The cycle was always the same. We’d be going along, and things would seem smooth. Then, suddenly—”Bam!”—the rug would get pulled out. Maybe it was a sudden rage, a silent treatment, or a harsh criticism. I would feel betrayed, but worse, I would feel stupid. How did I let this happen again? I’d ask myself. Why did I trust that this time would be different?
The turning point came when I finally realized that I couldn’t fix the clock. In my last bad relationship, the “hands stopped moving.” The dynamic had frozen into a permanent state of disrespect. No amount of my engineering, my pleading, or my “being good” was going to make those gears turn again.
The beauty of the ACA program is that it taught me I am no longer a trapped child.
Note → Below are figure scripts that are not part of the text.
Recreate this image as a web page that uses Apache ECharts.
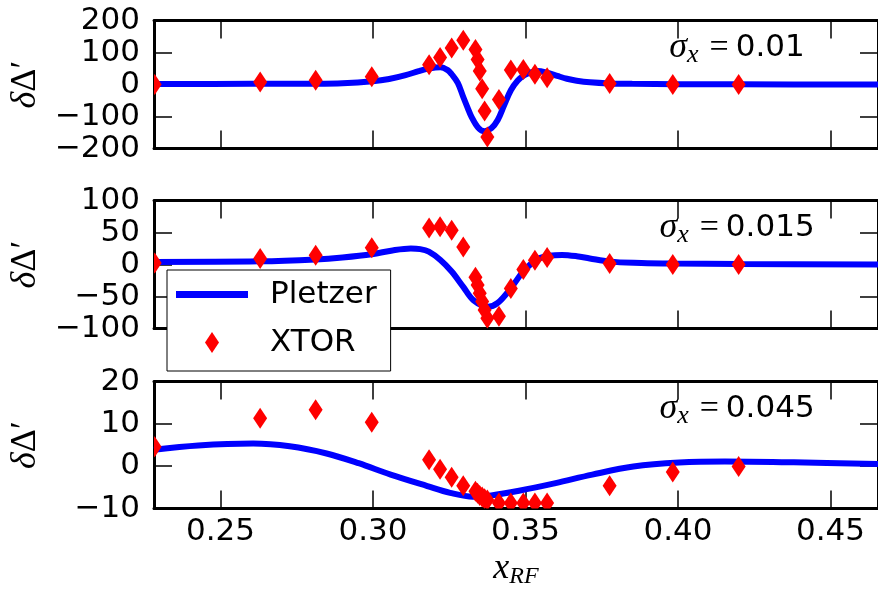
<!DOCTYPE html>
<html><head><meta charset="utf-8">
<script src="https://cdn.jsdelivr.net/npm/echarts@6/dist/echarts.min.js"></script>
<style>html,body{margin:0;padding:0;background:#fff}#c{width:878px;height:590px}</style>
</head><body><div id="c"></div><script>
// ---------------- data ----------------
const xTicks = [0.25, 0.30, 0.35, 0.40, 0.45];
const yTicks1 = [-200, -100, 0, 100, 200];
const yTicks2 = [-100, -50, 0, 50, 100];
const yTicks3 = [-10, 0, 10, 20];
const sigmaLabels = ['0.01', '0.015', '0.045'];

const xtorX = [0.2284, 0.2630, 0.2812, 0.2996, 0.3184, 0.3220, 0.3258, 0.3296, 0.3336, 0.3343, 0.3350,
               0.3358, 0.3366, 0.3375, 0.3413, 0.3452, 0.3493, 0.3531, 0.3571, 0.3776, 0.3983, 0.4199];
const xtorY1 = [0, 8, 13, 24, 62, 84, 114, 138, 109, 78, 42, -13, -83, -164, -47, 45, 47, 32, 21, 3, 0, 0];
const xtorY2 = [2.5, 9.4, 14.5, 26, 57, 59, 53.6, 27.5, -20, -32, -45, -58, -71, -84, -81, -37.5, -8, 6.7, 11, 1.5, 0, 0];
const xtorY3 = [4.6, 11.3, 13.3, 10.4, 1.5, -0.7, -2.6, -4.6, -5.9, -6.4, -6.9, -7.3, -7.7, -8.0, -8.7, -8.7, -8.7, -8.7, -8.7, -4.6, -1.4, -0.1];

const pletzerX1 = [0.2282, 0.26, 0.28, 0.29, 0.2999, 0.3053, 0.3107, 0.315, 0.3183, 0.3221, 0.3245, 0.3258, 0.3278,
                   0.3296, 0.3310, 0.3323, 0.3345, 0.3366, 0.3388, 0.3409, 0.3430, 0.3452, 0.3474, 0.3496, 0.3518,
                   0.3539, 0.3570, 0.3604, 0.3636, 0.3668, 0.3711, 0.3776, 0.385, 0.40, 0.42, 0.4656];
const pletzerY1 = [1.5, 2, 2.5, 4, 10, 17, 29, 42, 50, 54, 45, 32, 5,
                   -39, -72, -101, -135, -146, -137, -111, -65, -18, 12, 29, 38,
                   42, 37, 27, 18, 12, 7, 3.5, 2, 1, 0.5, 0];
const pletzerX2 = [0.2282, 0.2630, 0.2812, 0.2900, 0.2996, 0.3064, 0.3124, 0.3155, 0.3183, 0.3221, 0.3258, 0.3296,
                   0.3330, 0.3377, 0.3409, 0.3452, 0.3496, 0.3539, 0.3580, 0.3620, 0.3668, 0.3711, 0.3776, 0.3880,
                   0.3983, 0.4199, 0.4656];
const pletzerY2 = [4, 5, 8, 11, 16, 22, 25, 24, 20, 7, -11, -35,
                   -56, -66, -60, -37, -9, 8, 14, 15, 13, 9.4, 4.5, 2.5,
                   1.6, 0.6, 0];
const pletzerX3 = [0.2282, 0.2427, 0.2607, 0.2727, 0.2848, 0.2953, 0.3058, 0.3178, 0.3253, 0.3328, 0.3388, 0.3479,
                   0.3599, 0.3719, 0.3854, 0.4004, 0.4154, 0.4380, 0.4656];
const pletzerY3 = [3.9, 4.9, 5.35, 4.7, 3.0, 0.7, -2.0, -4.7, -6.3, -7.2, -6.9, -5.8,
                   -4.0, -2.0, -0.1, 0.85, 1.1, 0.9, 0.5];

// ---------------- chart ----------------
const zip = (xs, ys) => xs.map((x, i) => [x, ys[i]]);
const panels = [
  {top: 20.5, height: 128, ticks: yTicks1, px: pletzerX1, py: pletzerY1, xy: xtorY1, labY: 48},
  {top: 200.5, height: 128, ticks: yTicks2, px: pletzerX2, py: pletzerY2, xy: xtorY2, labY: 228},
  {top: 381.5, height: 127, ticks: yTicks3, px: pletzerX3, py: pletzerY3, xy: xtorY3, labY: 409}
];
const X_MIN = 0.2282, X_MAX = 0.4656;
const spine = {show: true, onZero: false, lineStyle: {color: '#000', width: 3}};
const tick = {show: true, inside: true, length: 18, lineStyle: {color: '#000', width: 1.5}};
const minusFmt = v => (v < 0 ? '\u2212' + Math.abs(v) : String(v));
const mathRich = {
  d: {fontFamily: 'Liberation Serif', fontStyle: 'italic', fontSize: 36, color: '#000'},
  D: {fontFamily: 'Liberation Serif', fontSize: 36, color: '#000'},
  p: {fontFamily: 'Liberation Serif', fontSize: 36, color: '#000'}
};

const grid = [], xAxis = [], yAxis = [], series = [], graphic = [];
panels.forEach((p, i) => {
  const last = i === panels.length - 1;
  grid.push({left: 152, top: p.top, width: 733, height: p.height});
  xAxis.push({
    type: 'value', gridIndex: i, position: 'bottom', min: X_MIN, max: X_MAX,
    axisLine: spine,
    axisTick: Object.assign({customValues: xTicks}, tick),
    axisLabel: {show: last, customValues: xTicks, formatter: v => v.toFixed(2), color: '#000',
                fontFamily: 'DejaVu Sans', fontSize: 31, margin: 8},
    splitLine: {show: false},
    name: last ? '{i|x}{sub|RF}' : '', nameLocation: 'middle', nameGap: 40,
    nameTextStyle: {rich: {
      i: {fontFamily: 'Liberation Serif', fontStyle: 'italic', fontSize: 36, lineHeight: 40, color: '#000'},
      sub: {fontFamily: 'Liberation Serif', fontStyle: 'italic', fontSize: 24, lineHeight: 24, verticalAlign: 'bottom', color: '#000'}
    }}
  });
  xAxis.push({
    type: 'value', gridIndex: i, position: 'top', min: X_MIN, max: X_MAX,
    axisLine: spine,
    axisTick: Object.assign({customValues: xTicks}, tick),
    axisLabel: {show: false}, splitLine: {show: false}
  });
  const mn = p.ticks[0], mx = p.ticks[p.ticks.length - 1], iv = p.ticks[1] - p.ticks[0];
  yAxis.push({
    type: 'value', gridIndex: i, position: 'left', min: mn, max: mx, interval: iv,
    axisLine: spine, axisTick: tick,
    axisLabel: {formatter: minusFmt, color: '#000', fontFamily: 'DejaVu Sans', fontSize: 31, margin: 14},
    splitLine: {show: false},
    name: '{d|δ}{D|Δ}{p|′}', nameLocation: 'middle', nameRotate: 90, nameGap: 110,
    nameTextStyle: {rich: mathRich}
  });
  yAxis.push({
    type: 'value', gridIndex: i, position: 'right', min: mn, max: mx, interval: iv,
    axisLine: spine, axisTick: tick, axisLabel: {show: false}, splitLine: {show: false}
  });
  series.push({
    name: 'Pletzer', type: 'line', xAxisIndex: 2 * i, yAxisIndex: 2 * i,
    data: zip(p.px, p.py), smooth: 0.35, symbol: 'none', showSymbol: false, clip: true, z: 2,
    lineStyle: {color: '#0000ff', width: 6}, itemStyle: {color: '#0000ff'}
  });
  series.push({
    name: 'XTOR', type: 'custom', xAxisIndex: 2 * i, yAxisIndex: 2 * i,
    data: zip(xtorX, p.xy), clip: true, z: 3, encode: {x: 0, y: 1},
    itemStyle: {color: '#ff0000'},
    renderItem: (params, api) => {
      const c = api.coord([api.value(0), api.value(1)]);
      const hw = 7, hh = 10.5;
      return {type: 'polygon',
        shape: {points: [[c[0], c[1] - hh], [c[0] + hw, c[1]], [c[0], c[1] + hh], [c[0] - hw, c[1]]]},
        style: {fill: '#ff0000', stroke: null}};
    }
  });
  graphic.push({
    type: 'text', x: 737, y: p.labY, z: 10,
    style: {
      text: '{s|σ}{sub|x}{eq|=}{n|' + sigmaLabels[i] + '}',
      align: 'center', verticalAlign: 'middle',
      rich: {
        s: {fontFamily: 'Liberation Serif', fontStyle: 'italic', fontSize: 36, lineHeight: 40, fill: '#000'},
        sub: {fontFamily: 'Liberation Serif', fontStyle: 'italic', fontSize: 26, lineHeight: 26, verticalAlign: 'bottom', fill: '#000'},
        eq: {fontFamily: 'Liberation Serif', fontSize: 34, lineHeight: 40, padding: [0, 7, 0, 11], fill: '#000'},
        n: {fontFamily: 'DejaVu Sans', fontSize: 31, lineHeight: 40, fill: '#000'}
      }
    }
  });
});

const chart = echarts.init(document.getElementById('c'), null, {renderer: 'canvas'});
chart.setOption({
  animation: false,
  backgroundColor: '#fff',
  grid, xAxis, yAxis, series, graphic,
  legend: {
    left: 167, top: 270, orient: 'vertical', selectedMode: false,
    backgroundColor: '#fff', borderColor: '#000', borderWidth: 1, borderRadius: 0,
    padding: [9, 14, 13, 9], itemWidth: 72, itemHeight: 21, itemGap: 17,
    textStyle: {fontFamily: 'DejaVu Sans', fontSize: 31, color: '#000', padding: [0, 0, 0, 17]},
    data: [
      {name: 'Pletzer', icon: 'path://M0 0H72V7H0Z'},
      {name: 'XTOR', icon: 'path://M7 0L14 10.5L7 21L0 10.5Z'}
    ]
  }
});
</script></body></html>
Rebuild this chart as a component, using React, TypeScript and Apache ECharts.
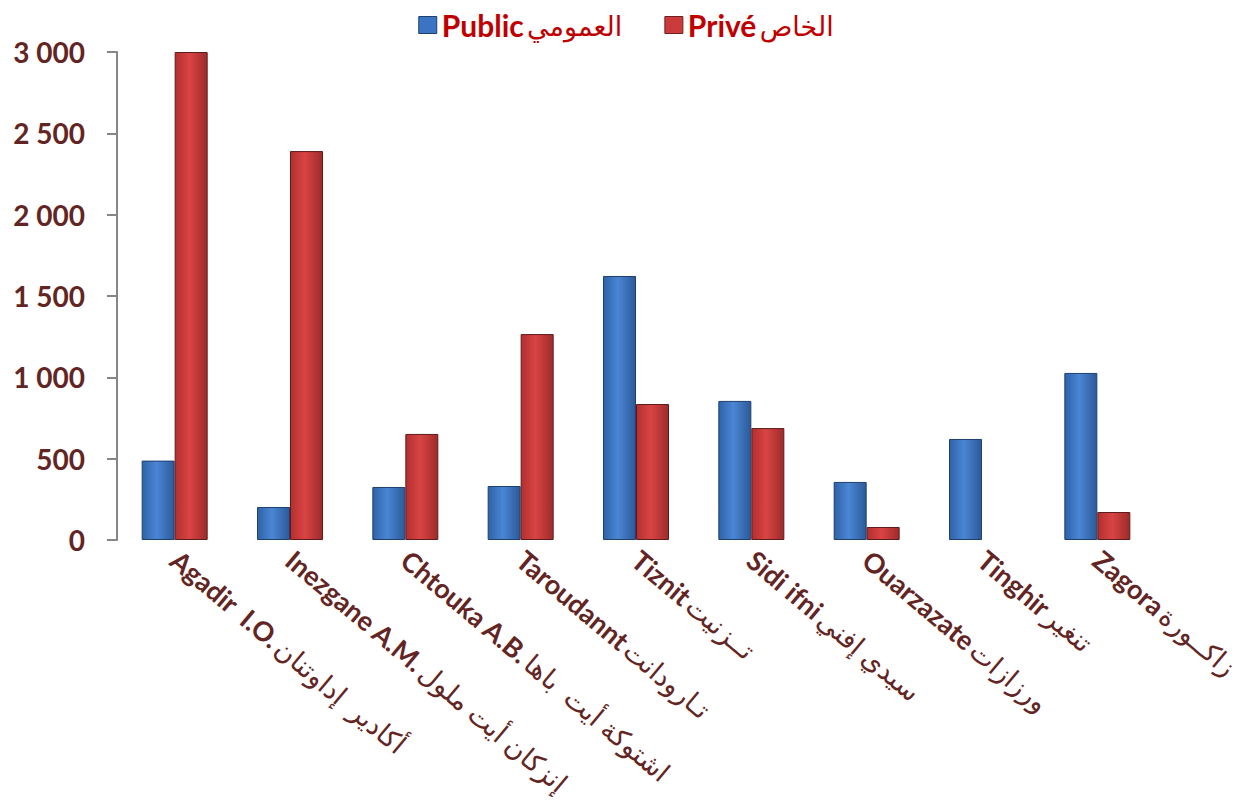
import React, { useEffect, useRef } from "react";
import * as echarts from "echarts";

const latinNames = ["Agadir  I.O.", "Inezgane A.M.", "Chtouka A.B.", "Taroudannt", "Tiznit", "Sidi ifni", "Ouarzazate", "Tinghir", "Zagora"];
const arabicNames = ["أكادير  إداوتنان", "إنزكان أيت ملول", "اشتوكة أيت  باها", "تـارودانت", "تــزنيت", "سيدي إفني", "ورزازات", "تنغير", "زاكــورة"];
const publicValues = [488, 203, 326, 332, 1623, 855, 357, 621, 1027];
const priveValues = [3000, 2391, 652, 1266, 836, 688, 80, 0, 172];
const seriesNames = ["Public", "Privé"];
const seriesArabic = ["العمومي", "الخاص"];

const LABEL_COLOR = "#632523";
const FONT = "Lato, 'DejaVu Sans', sans-serif";

export default function App() {
  const ref = useRef<HTMLDivElement>(null);
  useEffect(() => {
    if (!ref.current) return;
    const chart = echarts.init(ref.current, null, { renderer: "svg" });
    const blue = new echarts.graphic.LinearGradient(0, 0, 1, 0, [
      { offset: 0, color: "#2f62a8" },
      { offset: 0.45, color: "#4a86d4" },
      { offset: 1, color: "#2c5a99" },
    ]);
    const red = new echarts.graphic.LinearGradient(0, 0, 1, 0, [
      { offset: 0, color: "#b32f2f" },
      { offset: 0.45, color: "#d94444" },
      { offset: 1, color: "#9e2a2a" },
    ]);
    chart.setOption({
      animation: false,
      backgroundColor: "#ffffff",
      legend: {
        top: 5,
        left: "center",
        icon: "rect",
        itemWidth: 18,
        itemHeight: 17,
        itemGap: 42,
        data: [
          { name: seriesNames[0], itemStyle: { color: "#3b74c2", borderColor: "#1f3f6e", borderWidth: 1 } },
          { name: seriesNames[1], itemStyle: { color: "#cc3b3b", borderColor: "#6e1f1f", borderWidth: 1 } },
        ],
        formatter: (name: string) => {
          const i = seriesNames.indexOf(name);
          return "{b|" + name + "} {a|" + seriesArabic[i] + "}";
        },
        textStyle: {
          rich: {
            b: { fontFamily: FONT, fontWeight: "bold", fontSize: 30, color: "#C00000" },
            a: { fontFamily: FONT, fontWeight: "normal", fontSize: 27, color: "#C00000" },
          },
        },
      },
      grid: { left: 117, right: 97, top: 52, bottom: 267, containLabel: false },
      xAxis: {
        type: "category",
        data: latinNames,
        axisLine: { show: false },
        axisTick: { show: false },
        axisLabel: {
          interval: 0,
          rotate: -40,
          margin: 16,
          formatter: (v: string, idx: number) => "{b|" + v + "} {a|" + arabicNames[idx] + "}",
          rich: {
            b: { fontFamily: FONT, fontWeight: "bold", fontSize: 27, color: LABEL_COLOR },
            a: { fontFamily: FONT, fontWeight: "normal", fontSize: 27, color: LABEL_COLOR },
          },
        },
      },
      yAxis: {
        type: "value",
        min: 0,
        max: 3000,
        interval: 500,
        splitLine: { show: false },
        axisLine: { show: true, lineStyle: { color: "#868686", width: 2 } },
        axisTick: { show: true, length: 10, lineStyle: { color: "#868686", width: 2 } },
        axisLabel: {
          margin: 32,
          fontFamily: FONT,
          fontWeight: "bold",
          fontSize: 28,
          color: LABEL_COLOR,
          formatter: (v: number) => String(v).replace(/\B(?=(\d{3})+(?!\d))/g, " "),
        },
      },
      series: [
        {
          name: seriesNames[0],
          type: "bar",
          data: publicValues.map((v) => (v === 0 ? "-" : v)),
          barWidth: 33,
          barGap: "0%",
          itemStyle: { color: blue, borderColor: "#1f3f6e", borderWidth: 1 },
        },
        {
          name: seriesNames[1],
          type: "bar",
          data: priveValues.map((v) => (v === 0 ? "-" : v)),
          barWidth: 33,
          barGap: "0%",
          itemStyle: { color: red, borderColor: "#5e1b1b", borderWidth: 1 },
        },
      ],
    });
    return () => chart.dispose();
  }, []);
  return (
    <div
      ref={ref}
      style={{ position: "fixed", left: 0, top: 0, width: 1252, height: 807, background: "#fff" }}
    />
  );
}
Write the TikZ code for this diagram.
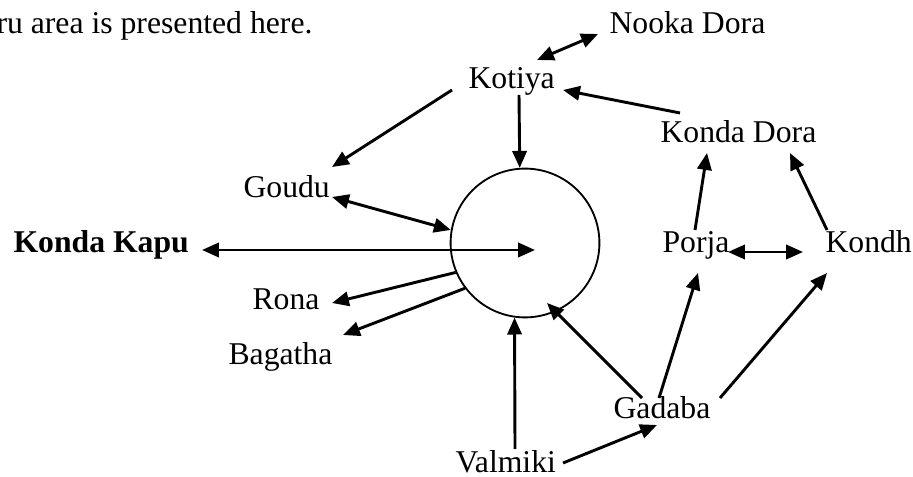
\documentclass[tikz,border=0pt]{standalone}
\usepackage{fontspec}
\setmainfont{Liberation Serif}
\usetikzlibrary{arrows.meta}

\begin{document}
\begin{tikzpicture}[x=0.0133cm, y=-0.0133cm,
    tribe/.style={anchor=base west, inner sep=0pt, font=\fontsize{12}{14}\selectfont},
    link/.style={-{Triangle[length=6.4pt,width=5.4pt]}, line width=1.1pt},
    twoway/.style={{Triangle[length=6.4pt,width=5.4pt]}-{Triangle[length=6.4pt,width=5.4pt]}, line width=1.1pt}]
    \useasboundingbox (0,0) rectangle (913,477);

    \node [tribe] (intro) at (-4,34) {ru area is presented here.};

    % the tribes round the hub
    \node [tribe] (nooka)   at (609,34)  {Nooka Dora};
    \node [tribe] (kotiya)  at (468,89)  {Kotiya};
    \node [tribe] (kdora)   at (660,143) {Konda Dora};
    \node [tribe] (goudu)   at (243,198) {Goudu};
    \node [tribe, font=\fontsize{12}{14}\selectfont\bfseries] (kapu) at (13,253) {Konda Kapu};
    \node [tribe] (porja)   at (662,253) {Porja};
    \node [tribe] (kondh)   at (825,253) {Kondh};
    \node [tribe] (rona)    at (252,310) {Rona};
    \node [tribe] (bagatha) at (228,365) {Bagatha};
    \node [tribe] (gadaba)  at (613,419) {Gadaba};
    \node [tribe] (valmiki) at (455,473) {Valmiki};

    \node [circle, draw, line width=0.7pt, minimum size=1.98cm, inner sep=0pt] (hub) at (525,243) {};

    \draw [twoway] ([shift={(69,-29)}]kotiya.base west) -- ([shift={(-11,0)}]nooka.base west);
    \draw [link] ([shift={(-16,1)}]kotiya.base west) -- ([shift={(89,-31)}]goudu.base west);
    \draw [link] ([shift={(51,6)}]kotiya.base west) -- (hub.94);
    \draw [link] ([shift={(20,-30)}]kdora.base west) -- ([shift={(95,1)}]kotiya.base west);
    \draw [twoway] ([shift={(89,-1)}]goudu.base west) -- (hub.170);
    \draw [twoway] ([shift={(189,-3)}]kapu.base west) -- ([shift={(10,7)}]hub.center);
    \draw [link] (hub.203) -- ([shift={(80,-7)}]rona.base west);
    \draw [link] (hub.217) -- ([shift={(115,-30)}]bagatha.base west);
    \draw [link] ([shift={(60,-24)}]valmiki.base west) -- (hub.262);
    \draw [link] ([shift={(108,-10)}]valmiki.base west) -- ([shift={(44,6)}]gadaba.base west);
    \draw [link] ([shift={(29,-21)}]gadaba.base west) -- ([shift={(22,60)}]hub.center);
    \draw [link] ([shift={(46,-21)}]gadaba.base west) -- ([shift={(36,20)}]porja.base west);
    \draw [link] ([shift={(107,-21)}]gadaba.base west) -- ([shift={(2,20)}]kondh.base west);
    \draw [twoway] ([shift={(66,-1)}]porja.base west) -- ([shift={(-22,-1)}]kondh.base west);
    \draw [link] ([shift={(33,-23)}]porja.base west) -- ([shift={(47,10)}]kdora.base west);
    \draw [link] ([shift={(2,-23)}]kondh.base west) -- ([shift={(130,10)}]kdora.base west);
\end{tikzpicture}
\end{document}
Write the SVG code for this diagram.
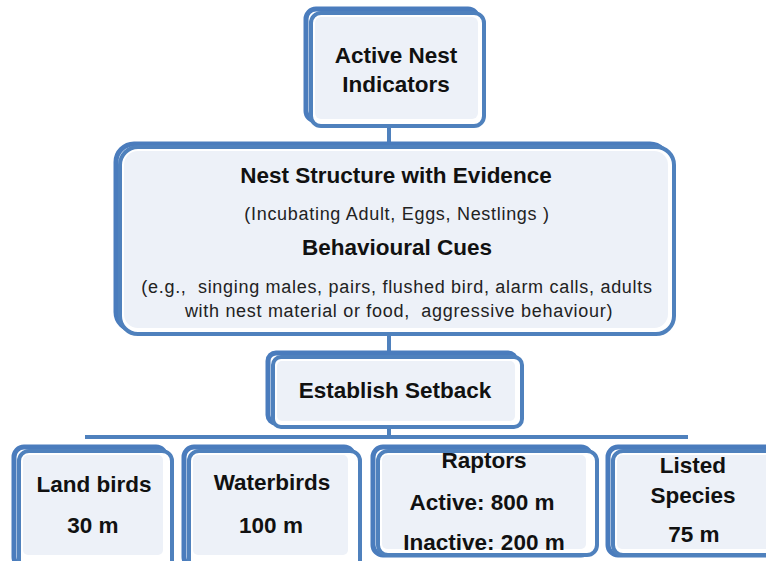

When we were kids, we had to endure the dysfunction because we needed our caregivers to survive. We couldn’t pack a bag and leave. But as adults? We have choices.
I learned that I have the power to remove myself. I learned that there are safe havens. Sometimes that safe haven is a backcountry trail shelter, but often, for me, it was simply the sanctuary of an ACA meeting. Sitting in those folding chairs, surrounded by fellow travelers who nodded in understanding, I realized I didn’t have to wait for the other person to change. I could change my location.
Today, my life is no longer defined by the ticking anxiety of “what happens next?” It’s defined by the peace of a morning walk in the woods, the satisfaction of a home-cooked meal shared with safe friends, and the joy of sleeping soundly through the night.
I know now that I deserve to be treated with dignity. I don’t have to analyze why someone is hurting me; I just have to know that I don’t have to stay for it.
On this day, if you find yourself staring at a broken clock, waiting for it to tell the right time, remember: you are free to walk out of the room. You can choose the best path for your emotional health. You can choose you.